You need to be able to recognize (cytologically) neoplasms with distinctive cell morphology: classic Hodgkin lymphoma, anaplastic large cell lymphoma (ALCL), adult T cell leukemia/lymphoma (ATLL), acute promyelocytic leukemia (APL), AML with inv16, etc.
You need to know the distinctive cytogenetic abnormalities that underly various neoplasms (e.g. CML has a 9;22 translocation), as well as specific molecular lesions that define hematopoietic disease entities (eg. t(9;22) in CML = BCR-ABL1 fusion).
Lastly, you need to know the phenotypic markers that distinguish specific neoplasms from each other, and the context in which they are diagnostically important: eg. naive B cell tumors (CLL and MCL) are both positive for CD20 and CD5. However, MCL is also positive for BCL1, while CLL is not (CLL is also positive for LEF1, unlike MCL).
In the broadest sense, B lineage cells have three stages of development: (blast, mature lymphocyte, and plasma cell), and the mature B lymphocyte subset has three major steps in maturation (Pre-GC, GC, and Post-GC). T cells can be said to have two stages of development (blasts to lymphocyte), and mature T lymphocytes go through three (main) stages of development: CD4/CD8 double negative, CD4/CD8 double positive, and then single positive (CD4 or CD8).
A LOT of people have expressed confusion about CD markers and which ones I expect you to know. I realize it can be overwhelming, but it’s the best way to tell these tumors apart (and this is how we do it in clinical practice). More information on each marker is included in the Appendices, for reference. This additional material is for your information (FYI) only.

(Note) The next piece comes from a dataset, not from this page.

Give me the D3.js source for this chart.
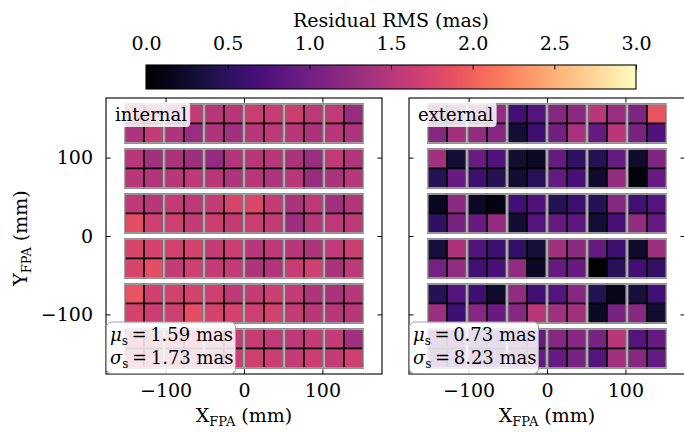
<!DOCTYPE html>
<html><head><meta charset="utf-8">
<script src="https://cdn.jsdelivr.net/npm/d3@7"></script>
<style>
body{margin:0;background:#fff;}
svg text{font-family:"DejaVu Serif",serif;fill:#000;}
</style></head>
<body><svg id="c" width="684" height="432"></svg>
<script>
// ---- data ----
const panelNames = ["internal", "external"];
const statMu = ["1.59", "0.73"];
const statSigma = ["1.73", "8.23"];
const axisTicks = [-100, 0, 100];
const cbarTicks = [0.0, 0.5, 1.0, 1.5, 2.0, 2.5, 3.0];
// focal plane layout (mm)
const chipX = [-127.5, -76.5, -25.5, 25.5, 76.5, 127.5];
const chipY = [143.5, 86.1, 28.7, -28.7, -86.1, -143.5];
// residual RMS per cell (mas), 12 cell rows (top->bottom) x 12 cell cols (left->right)
const internalRMS = [
 [1.60,1.60, 1.55,1.60, 1.50,1.50, 1.65,1.62, 1.65,1.55, 1.57,1.28],
 [1.45,1.60, 1.45,1.30, 1.45,1.35, 1.50,1.55, 1.50,1.42, 1.52,1.45],
 [1.52,1.35, 1.42,1.33, 1.25,1.48, 1.50,1.50, 1.42,1.30, 1.57,1.47],
 [1.50,1.47, 1.52,1.55, 1.50,1.45, 1.52,1.45, 1.50,1.28, 1.42,1.50],
 [1.55,1.50, 1.60,1.55, 1.60,1.75, 1.78,1.60, 1.42,1.55, 1.35,1.47],
 [1.85,1.67, 1.67,1.60, 1.65,1.60, 1.65,1.60, 1.33,1.50, 1.55,1.55],
 [1.75,1.72, 1.70,1.72, 1.60,1.65, 1.50,1.55, 1.50,1.45, 1.57,1.65],
 [1.75,1.85, 1.60,1.67, 1.60,1.60, 1.45,1.47, 1.62,1.67, 1.42,1.55],
 [1.90,1.67, 1.70,1.70, 1.67,1.55, 1.60,1.65, 1.60,1.45, 1.42,1.50],
 [1.72,1.65, 1.67,1.85, 1.72,1.72, 1.67,1.70, 1.60,1.50, 1.52,1.50],
 [1.70,1.70, 1.70,1.70, 1.70,1.60, 1.62,1.57, 1.55,1.60, 1.60,1.35],
 [1.70,1.70, 1.70,1.70, 1.70,1.67, 1.67,1.65, 1.60,1.65, 1.60,1.67]
];
const externalRMS = [
 [1.20,1.20, 1.20,1.25, 0.65,0.78, 1.15,1.20, 1.52,1.30, 1.10,1.90],
 [1.15,1.35, 1.25,1.15, 0.30,0.62, 1.00,1.40, 0.90,1.50, 1.05,0.75],
 [1.35,0.30, 0.93,0.75, 0.28,0.22, 0.90,0.52, 0.45,0.90, 0.25,1.10],
 [0.45,0.92, 0.62,0.45, 0.28,0.48, 0.90,0.70, 0.25,1.25, 0.08,0.92],
 [0.18,1.20, 0.22,0.10, 0.65,0.75, 0.45,0.62, 0.45,1.15, 0.65,0.78],
 [0.52,1.05, 0.92,1.25, 0.28,0.78, 0.90,0.85, 0.30,0.70, 1.25,0.90],
 [0.33,1.42, 0.77,0.62, 0.55,0.33, 1.35,1.20, 0.90,0.62, 0.25,1.32],
 [1.02,1.25, 0.65,0.70, 1.25,0.20, 0.90,0.92, 0.00,0.48, 0.65,0.55],
 [0.45,0.78, 0.62,0.25, 1.25,0.65, 0.78,1.15, 0.45,0.15, 0.33,0.65],
 [1.32,0.62, 1.15,0.92, 1.15,1.50, 1.35,1.35, 0.20,1.05, 1.15,0.28],
 [0.80,0.80, 0.80,0.80, 0.90,0.90, 1.15,1.15, 1.05,1.50, 0.78,0.92],
 [0.80,0.80, 0.80,0.80, 0.90,0.90, 0.92,1.05, 0.78,1.35, 1.15,0.90]
];
const panelData = [internalRMS, externalRMS];

// ---- layout ----
const svg = d3.select("#c");
const chipW = 49, chipH = 49.5;
const color = d3.scaleSequential(d3.interpolateMagma).domain([0, 3]);
const panelLeft = [106, 409], panelTop = 98, panelSize = 276;
const FS = 19, FS_STAT = 18, FS_SUB = 13;
const fmtTick = d => d3.format("d")(d).replace("-", "\u2212");

panelData.forEach((data, p) => {
  const x = d3.scaleLinear().domain([-176, 176]).range([panelLeft[p], panelLeft[p] + panelSize]);
  const y = d3.scaleLinear().domain([-176, 176]).range([panelTop + panelSize, panelTop]);
  const g = svg.append("g");
  const cells = [];
  chipY.forEach((cy, r) => chipX.forEach((cx, c) => {
    for (let i = 0; i < 2; i++) for (let j = 0; j < 2; j++) {
      cells.push({x0: cx - chipW/2 + j*chipW/2, y1: cy + chipH/2 - i*chipH/2,
                  v: data[r*2 + i][c*2 + j]});
    }
  }));
  g.selectAll("rect.cell").data(cells).join("rect")
    .attr("x", d => x(d.x0)).attr("y", d => y(d.y1))
    .attr("width", d => x(d.x0 + chipW/2) - x(d.x0))
    .attr("height", d => y(d.y1 - chipH/2) - y(d.y1))
    .attr("fill", d => color(d.v)).attr("stroke", "#000").attr("stroke-width", 1.5);
  const chips = [];
  chipY.forEach(cy => chipX.forEach(cx => chips.push({cx, cy})));
  g.selectAll("rect.chip").data(chips).join("rect")
    .attr("x", d => x(d.cx - chipW/2)).attr("y", d => y(d.cy + chipH/2))
    .attr("width", x(chipW) - x(0)).attr("height", y(0) - y(chipH))
    .attr("fill", "none").attr("stroke", "#c4c4c4").attr("stroke-width", 1.3);

  const tl = 4.5;
  const gb = g.append("g").attr("transform", `translate(0,${panelTop + panelSize})`)
    .call(d3.axisBottom(x).tickValues(axisTicks).tickSizeInner(-tl).tickSizeOuter(0).tickPadding(10).tickFormat(fmtTick));
  const gt = g.append("g").attr("transform", `translate(0,${panelTop})`)
    .call(d3.axisTop(x).tickValues(axisTicks).tickSizeInner(-tl).tickSizeOuter(0).tickFormat(""));
  const gl = g.append("g").attr("transform", `translate(${panelLeft[p]},0)`)
    .call(d3.axisLeft(y).tickValues(axisTicks).tickSizeInner(-tl).tickSizeOuter(0).tickPadding(13)
      .tickFormat(p === 0 ? fmtTick : ""));
  const gr = g.append("g").attr("transform", `translate(${panelLeft[p] + panelSize},0)`)
    .call(d3.axisRight(y).tickValues(axisTicks).tickSizeInner(-tl).tickSizeOuter(0).tickFormat(""));
  [gb, gt, gl, gr].forEach(a => {
    a.select(".domain").remove();
    a.selectAll("line").attr("stroke", "#000").attr("stroke-width", 1);
    a.selectAll("text").attr("font-family", "DejaVu Serif").attr("font-size", FS).attr("fill", "#000");
  });
  g.append("rect").attr("x", panelLeft[p]).attr("y", panelTop).attr("width", panelSize).attr("height", panelSize)
    .attr("fill", "none").attr("stroke", "#000").attr("stroke-width", 1.1);

  // name box
  const nb = g.append("g");
  const nt = nb.append("text").attr("x", panelLeft[p] + 9).attr("y", panelTop + 23)
    .attr("font-size", FS_STAT).text(panelNames[p]);
  const bb = nt.node().getBBox();
  nb.insert("rect", "text").attr("x", bb.x - 4).attr("y", panelTop + 4).attr("width", bb.width + 7)
    .attr("height", 25).attr("rx", 4).attr("fill", "#fff").attr("fill-opacity", 0.85);

  // stats box
  const sb = g.append("g");
  sb.append("rect").attr("x", panelLeft[p] + 0.5).attr("y", 322).attr("width", 129).attr("height", 51.5)
    .attr("rx", 5).attr("fill", "#fff").attr("fill-opacity", 0.85).attr("stroke", "#a0a0a0").attr("stroke-width", 1);
  [["\u03bc", statMu[p], 341], ["\u03c3", statSigma[p], 364]].forEach(([sym, val, yy]) => {
    const t = sb.append("text").attr("x", panelLeft[p] + 4).attr("y", yy).attr("font-size", FS_STAT);
    t.append("tspan").attr("font-style", "italic").text(sym);
    t.append("tspan").attr("font-size", 12).attr("dy", 4).text("s");
    t.append("tspan").attr("dy", -4).text("\u2009=\u2009" + val + " mas");
  });

  // x label
  const xl = g.append("text").attr("x", panelLeft[p] + panelSize/2).attr("y", 422)
    .attr("text-anchor", "middle").attr("font-size", FS);
  xl.append("tspan").text("X");
  xl.append("tspan").attr("font-size", FS_SUB).attr("dy", 4).text("FPA");
  xl.append("tspan").attr("dy", -4).text(" (mm)");
});

// y label
const yl = svg.append("text").attr("transform", "translate(27,238) rotate(-90)")
  .attr("text-anchor", "middle").attr("font-size", FS);
yl.append("tspan").text("Y");
yl.append("tspan").attr("font-size", FS_SUB).attr("dy", 4).text("FPA");
yl.append("tspan").attr("dy", -4).text(" (mm)");

// colorbar
const cbX0 = 146, cbX1 = 636, cbY = 65, cbH = 24;
const cx = d3.scaleLinear().domain([0, 3]).range([cbX0, cbX1]);
const grad = svg.append("defs").append("linearGradient").attr("id", "mg");
d3.range(0, 1.0001, 0.02).forEach(t => grad.append("stop").attr("offset", t).attr("stop-color", d3.interpolateMagma(t)));
svg.append("rect").attr("x", cbX0).attr("y", cbY).attr("width", cbX1 - cbX0).attr("height", cbH)
  .attr("fill", "url(#mg)").attr("stroke", "#000").attr("stroke-width", 1.1);
const ca = svg.append("g").attr("transform", `translate(0,${cbY})`)
  .call(d3.axisTop(cx).tickValues(cbarTicks).tickSizeInner(-4.5).tickSizeOuter(0).tickPadding(15).tickFormat(d3.format(".1f")));
ca.select(".domain").remove();
ca.selectAll("line").attr("stroke", "#000");
ca.selectAll("text").attr("font-family", "DejaVu Serif").attr("font-size", FS).attr("fill", "#000");
svg.append("text").attr("x", (cbX0 + cbX1)/2).attr("y", 27).attr("text-anchor", "middle")
  .attr("font-size", FS).text("Residual RMS (mas)");
</script></body></html>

You will not be tested on the Appendix material.
What I want you to understand from all this, is that markers are clustered by lineage, stage of development, stage of maturation, etc. In this way, you can tell one lymphocyte from another, even if they look the same under the microscope. By analogy, you can tell the lymphomas apart by the phenotype of the cells from which they are derived (the 'Ontogeny' model).

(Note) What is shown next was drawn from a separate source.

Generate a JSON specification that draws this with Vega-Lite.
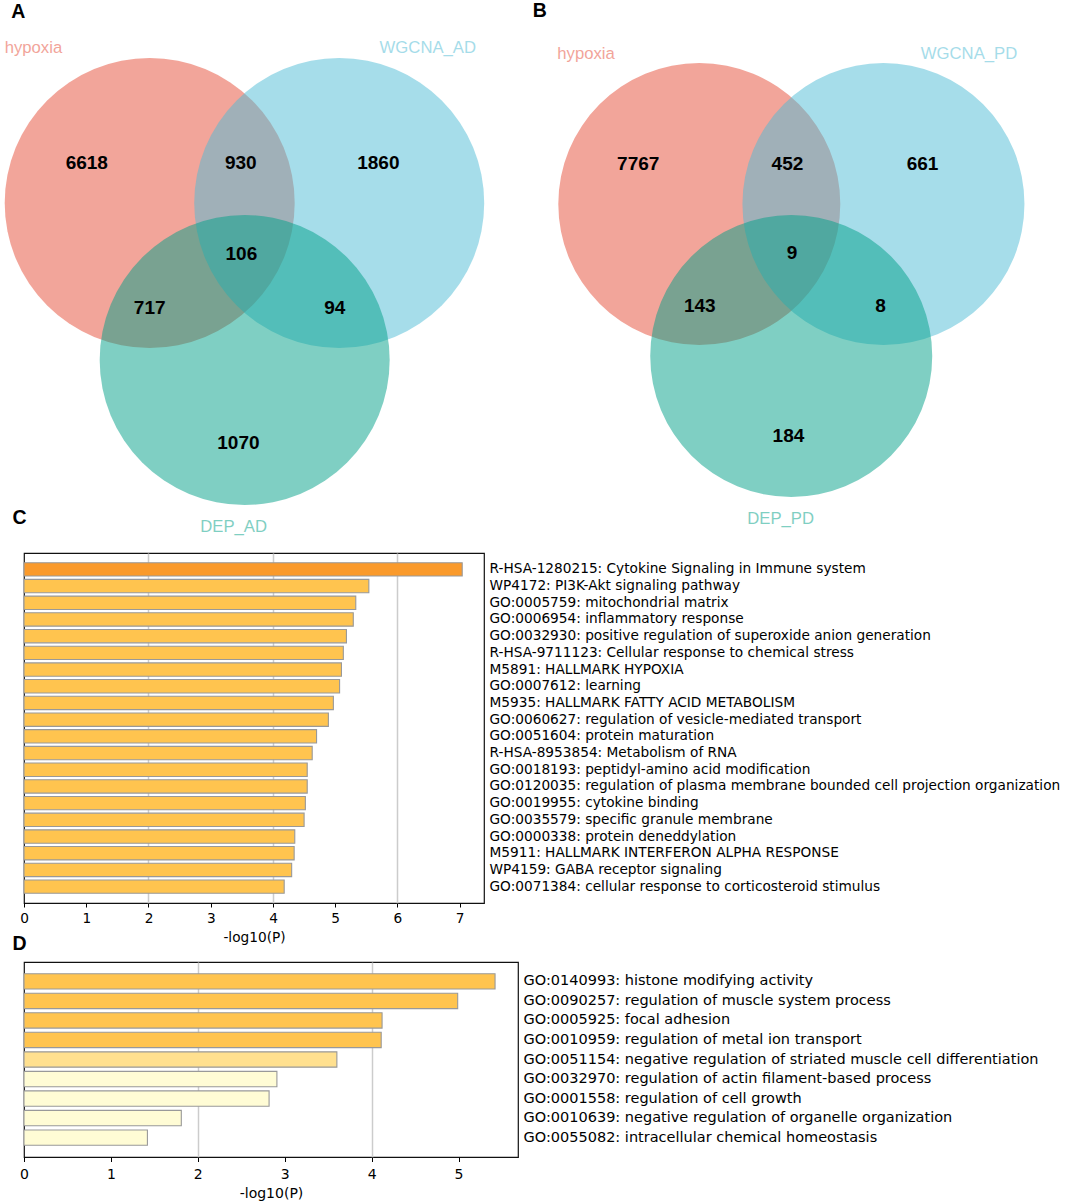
{
  "$schema": "https://vega.github.io/schema/vega-lite/v6.json",
  "background": "white",
  "padding": {"left": 4, "top": 0, "right": 0, "bottom": 3},
  "config": {
    "view": {"stroke": null},
    "axis": {"labelFont": "DejaVu Sans", "titleFont": "DejaVu Sans", "labelColor": "#000", "titleColor": "#000", "tickColor": "#000", "titleFontWeight": "normal"},
    "title": {"font": "Liberation Sans", "fontWeight": "bold", "fontSize": 19.5, "color": "#000", "anchor": "start", "frame": "group", "baseline": "alphabetic"}
  },
  "datasets": {
    "panelsA": [{"panel": "A", "x": -0.955, "y": 1.2738}],
    "setsA": [
      {"set": "hypoxia", "x": 0, "y": 0},
      {"set": "WGCNA_AD", "x": 1.307, "y": 0},
      {"set": "DEP_AD", "x": 0.655, "y": -1.083}
    ],
    "labelsA": [
      {"set": "hypoxia", "x": -0.802, "y": 1.069},
      {"set": "WGCNA_AD", "x": 1.918, "y": 1.069},
      {"set": "DEP_AD", "x": 0.579, "y": -2.234}
    ],
    "regionsA": [
      {"count": "6618", "x": -0.434, "y": 0.276},
      {"count": "930", "x": 0.628, "y": 0.276},
      {"count": "1860", "x": 1.577, "y": 0.276},
      {"count": "106", "x": 0.632, "y": -0.352},
      {"count": "717", "x": 0.0, "y": -0.724},
      {"count": "94", "x": 1.276, "y": -0.724},
      {"count": "1070", "x": 0.612, "y": -1.652}
    ],
    "panelsB": [{"panel": "B", "x": -1.1816, "y": 1.3227}],
    "setsB": [
      {"set": "hypoxia", "x": 0, "y": 0},
      {"set": "WGCNA_PD", "x": 1.306, "y": 0},
      {"set": "DEP_PD", "x": 0.652, "y": -1.078}
    ],
    "labelsB": [
      {"set": "hypoxia", "x": -0.803, "y": 1.064},
      {"set": "WGCNA_PD", "x": 1.913, "y": 1.064},
      {"set": "DEP_PD", "x": 0.577, "y": -2.234}
    ],
    "regionsB": [
      {"count": "7767", "x": -0.433, "y": 0.284},
      {"count": "452", "x": 0.625, "y": 0.284},
      {"count": "661", "x": 1.583, "y": 0.284},
      {"count": "9", "x": 0.658, "y": -0.348},
      {"count": "143", "x": 0.003, "y": -0.723},
      {"count": "8", "x": 1.285, "y": -0.723},
      {"count": "184", "x": 0.632, "y": -1.645}
    ],
    "enrichC": [
      {"term": "R-HSA-1280215: Cytokine Signaling in Immune system", "logp": 7.04},
      {"term": "WP4172: PI3K-Akt signaling pathway", "logp": 5.54},
      {"term": "GO:0005759: mitochondrial matrix", "logp": 5.33},
      {"term": "GO:0006954: inflammatory response", "logp": 5.29},
      {"term": "GO:0032930: positive regulation of superoxide anion generation", "logp": 5.18},
      {"term": "R-HSA-9711123: Cellular response to chemical stress", "logp": 5.13},
      {"term": "M5891: HALLMARK HYPOXIA", "logp": 5.10},
      {"term": "GO:0007612: learning", "logp": 5.07},
      {"term": "M5935: HALLMARK FATTY ACID METABOLISM", "logp": 4.97},
      {"term": "GO:0060627: regulation of vesicle-mediated transport", "logp": 4.89},
      {"term": "GO:0051604: protein maturation", "logp": 4.70},
      {"term": "R-HSA-8953854: Metabolism of RNA", "logp": 4.63},
      {"term": "GO:0018193: peptidyl-amino acid modification", "logp": 4.55},
      {"term": "GO:0120035: regulation of plasma membrane bounded cell projection organization", "logp": 4.55},
      {"term": "GO:0019955: cytokine binding", "logp": 4.52},
      {"term": "GO:0035579: specific granule membrane", "logp": 4.50},
      {"term": "GO:0000338: protein deneddylation", "logp": 4.35},
      {"term": "M5911: HALLMARK INTERFERON ALPHA RESPONSE", "logp": 4.34},
      {"term": "WP4159: GABA receptor signaling", "logp": 4.30},
      {"term": "GO:0071384: cellular response to corticosteroid stimulus", "logp": 4.18}
    ],
    "enrichD": [
      {"term": "GO:0140993: histone modifying activity", "logp": 5.42},
      {"term": "GO:0090257: regulation of muscle system process", "logp": 4.99},
      {"term": "GO:0005925: focal adhesion", "logp": 4.12},
      {"term": "GO:0010959: regulation of metal ion transport", "logp": 4.11},
      {"term": "GO:0051154: negative regulation of striated muscle cell differentiation", "logp": 3.60},
      {"term": "GO:0032970: regulation of actin filament-based process", "logp": 2.91},
      {"term": "GO:0001558: regulation of cell growth", "logp": 2.82},
      {"term": "GO:0010639: negative regulation of organelle organization", "logp": 1.81},
      {"term": "GO:0055082: intracellular chemical homeostasis", "logp": 1.42}
    ]
  },
  "spacing": 59,
  "bounds": "flush",
  "resolve": {"scale": {"color": "independent"}},
  "vconcat": [
    {
      "width": 1041.7,
      "height": 494,
      "view": {"fill": "white", "stroke": null},
      "resolve": {"scale": {"x": "independent", "y": "independent", "color": "independent"}},
      "layer": [
        {
          "layer": [
            {
              "data": {"name": "setsA"},
              "mark": {"type": "point", "shape": "circle", "filled": true, "opacity": 0.5, "size": 84100, "strokeWidth": 0},
              "encoding": {
                "x": {"field": "x", "type": "quantitative", "scale": {"domain": [-0.8669, 6.3172], "nice": false, "zero": false}, "axis": null},
                "y": {"field": "y", "type": "quantitative", "scale": {"domain": [-2.0069, 1.4], "nice": false, "zero": false}, "axis": null},
                "color": {"field": "set", "type": "nominal", "scale": {"domain": ["hypoxia", "WGCNA_AD", "DEP_AD"], "range": ["#E64B35", "#4DBBD5", "#00A087"]}, "legend": null}
              }
            },
            {
              "data": {"name": "labelsA"},
              "mark": {"type": "text", "font": "Liberation Sans", "fontSize": 16.7, "opacity": 0.5, "baseline": "middle", "align": "center"},
              "encoding": {
                "x": {"field": "x", "type": "quantitative"},
                "y": {"field": "y", "type": "quantitative"},
                "text": {"field": "set"},
                "color": {"field": "set", "type": "nominal", "legend": null}
              }
            },
            {
              "data": {"name": "regionsA"},
              "mark": {"type": "text", "font": "Liberation Sans", "fontSize": 19, "fontWeight": "bold", "color": "#000", "baseline": "middle", "align": "center"},
              "encoding": {
                "x": {"field": "x", "type": "quantitative"},
                "y": {"field": "y", "type": "quantitative"},
                "text": {"field": "count"}
              }
            },
            {
              "data": {"name": "panelsA"},
              "mark": {"type": "text", "font": "Liberation Sans", "fontSize": 19.5, "fontWeight": "bold", "color": "#000", "baseline": "alphabetic", "align": "left"},
              "encoding": {
                "x": {"field": "x", "type": "quantitative"},
                "y": {"field": "y", "type": "quantitative"},
                "text": {"field": "panel"}
              }
            }
          ]
        },
        {
          "layer": [
            {
              "data": {"name": "setsB"},
              "mark": {"type": "point", "shape": "circle", "filled": true, "opacity": 0.5, "size": 79524, "strokeWidth": 0},
              "encoding": {
                "x": {"field": "x", "type": "quantitative", "scale": {"domain": [-4.7894, 2.5986], "nice": false, "zero": false}, "axis": null},
                "y": {"field": "y", "type": "quantitative", "scale": {"domain": [-2.0567, 1.4468], "nice": false, "zero": false}, "axis": null},
                "color": {"field": "set", "type": "nominal", "scale": {"domain": ["hypoxia", "WGCNA_PD", "DEP_PD"], "range": ["#E64B35", "#4DBBD5", "#00A087"]}, "legend": null}
              }
            },
            {
              "data": {"name": "labelsB"},
              "mark": {"type": "text", "font": "Liberation Sans", "fontSize": 16.7, "opacity": 0.5, "baseline": "middle", "align": "center"},
              "encoding": {
                "x": {"field": "x", "type": "quantitative"},
                "y": {"field": "y", "type": "quantitative"},
                "text": {"field": "set"},
                "color": {"field": "set", "type": "nominal", "legend": null}
              }
            },
            {
              "data": {"name": "regionsB"},
              "mark": {"type": "text", "font": "Liberation Sans", "fontSize": 19, "fontWeight": "bold", "color": "#000", "baseline": "middle", "align": "center"},
              "encoding": {
                "x": {"field": "x", "type": "quantitative"},
                "y": {"field": "y", "type": "quantitative"},
                "text": {"field": "count"}
              }
            },
            {
              "data": {"name": "panelsB"},
              "mark": {"type": "text", "font": "Liberation Sans", "fontSize": 19.5, "fontWeight": "bold", "color": "#000", "baseline": "alphabetic", "align": "left"},
              "encoding": {
                "x": {"field": "x", "type": "quantitative"},
                "y": {"field": "y", "type": "quantitative"},
                "text": {"field": "panel"}
              }
            }
          ]
        }
      ]
    },
    {
      "width": 460,
      "height": 350,
      "view": {"stroke": "#111", "strokeWidth": 1.2},
      "title": {"text": "C", "offset": 24.7, "dx": -11.6},
      "data": {"name": "enrichC"},
      "mark": {"type": "bar", "stroke": "#999999", "strokeWidth": 1.1},
      "encoding": {
        "y": {
          "field": "term", "type": "nominal", "sort": null,
          "scale": {"paddingInner": 0.2, "paddingOuter": 0.58},
          "axis": {"orient": "right", "title": null, "ticks": false, "domain": false, "labelPadding": 5, "labelFontSize": 13.7, "labelLimit": 1000}
        },
        "x": {
          "field": "logp", "type": "quantitative",
          "scale": {"domain": [0, 7.39], "nice": false},
          "axis": {
            "values": [0, 1, 2, 3, 4, 5, 6, 7], "title": "-log10(P)", "domain": false, "labelFlush": false,
            "tickSize": 4, "tickWidth": 1, "labelPadding": 4, "labelFontSize": 13.7, "titleFontSize": 13.7, "titlePadding": 6,
            "grid": true, "gridColor": "#cccccc", "gridWidth": 1.5,
            "gridOpacity": {"condition": {"test": "datum.value > 0 && datum.value % 2 === 0", "value": 1}, "value": 0}
          }
        },
        "color": {
          "field": "logp", "type": "quantitative",
          "scale": {"type": "threshold", "domain": [3, 4, 6], "range": ["#FFFCD5", "#FFE08F", "#FFC44F", "#FA9A2B"]},
          "legend": null
        }
      }
    },
    {
      "width": 494,
      "height": 195,
      "view": {"stroke": "#111", "strokeWidth": 1.2},
      "title": {"text": "D", "offset": 7.6, "dx": -11.6},
      "data": {"name": "enrichD"},
      "mark": {"type": "bar", "stroke": "#999999", "strokeWidth": 1.1},
      "encoding": {
        "y": {
          "field": "term", "type": "nominal", "sort": null,
          "scale": {"paddingInner": 0.215, "paddingOuter": 0.6},
          "axis": {"orient": "right", "title": null, "ticks": false, "domain": false, "labelPadding": 5, "labelFontSize": 14.5, "labelLimit": 1000}
        },
        "x": {
          "field": "logp", "type": "quantitative",
          "scale": {"domain": [0, 5.684], "nice": false},
          "axis": {
            "values": [0, 1, 2, 3, 4, 5], "title": "-log10(P)", "domain": false, "labelFlush": false,
            "tickSize": 4.5, "tickWidth": 1, "labelPadding": 6, "labelFontSize": 14, "titleFontSize": 14, "titlePadding": 5,
            "grid": true, "gridColor": "#cccccc", "gridWidth": 1.5,
            "gridOpacity": {"condition": {"test": "datum.value > 0 && datum.value % 2 === 0", "value": 1}, "value": 0}
          }
        },
        "color": {
          "field": "logp", "type": "quantitative",
          "scale": {"type": "threshold", "domain": [3, 4, 6], "range": ["#FFFCD5", "#FFE08F", "#FFC44F", "#FA9A2B"]},
          "legend": null
        }
      }
    }
  ]
}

These are the markers I want you to know. I would suggest you break down the different markers for each disease by the unique features of their corresponding normal counterpart:
Normal:
B cell lymphomas
Oddballs: B cell lymphomas without a well-defined normal counterpart
T cell lymphomas
Non-lymphoid hematopoietic malignancies:
On a philosophical note, memorization may be required to master the Science of medicine, and you have your entire careers to learn it. There's a lot to learn, and you'll need it for board exams like the COMLEX, but that won't make you doctors.
Analysis is the Art of medicine, and that the most important preparation for clinical practice next year, when you hit your clerkships. Learn to think through a problem, from the clinical context, history, and physical evidence, to get to a differential diagnosis. Then determine what more information you need to get to a final diagnosis, and how to acquire it. Once you identify a diagnosis, that will inform your treatment decisions, which is the ultimate goal of everything you have done up to this point.
I do want you to learn the science, because that's the basis for the knowledge you will gain throughout the rest of your professional lives.
But if I can help you learn how to think, then I have achieved my highest goals. Good Luck.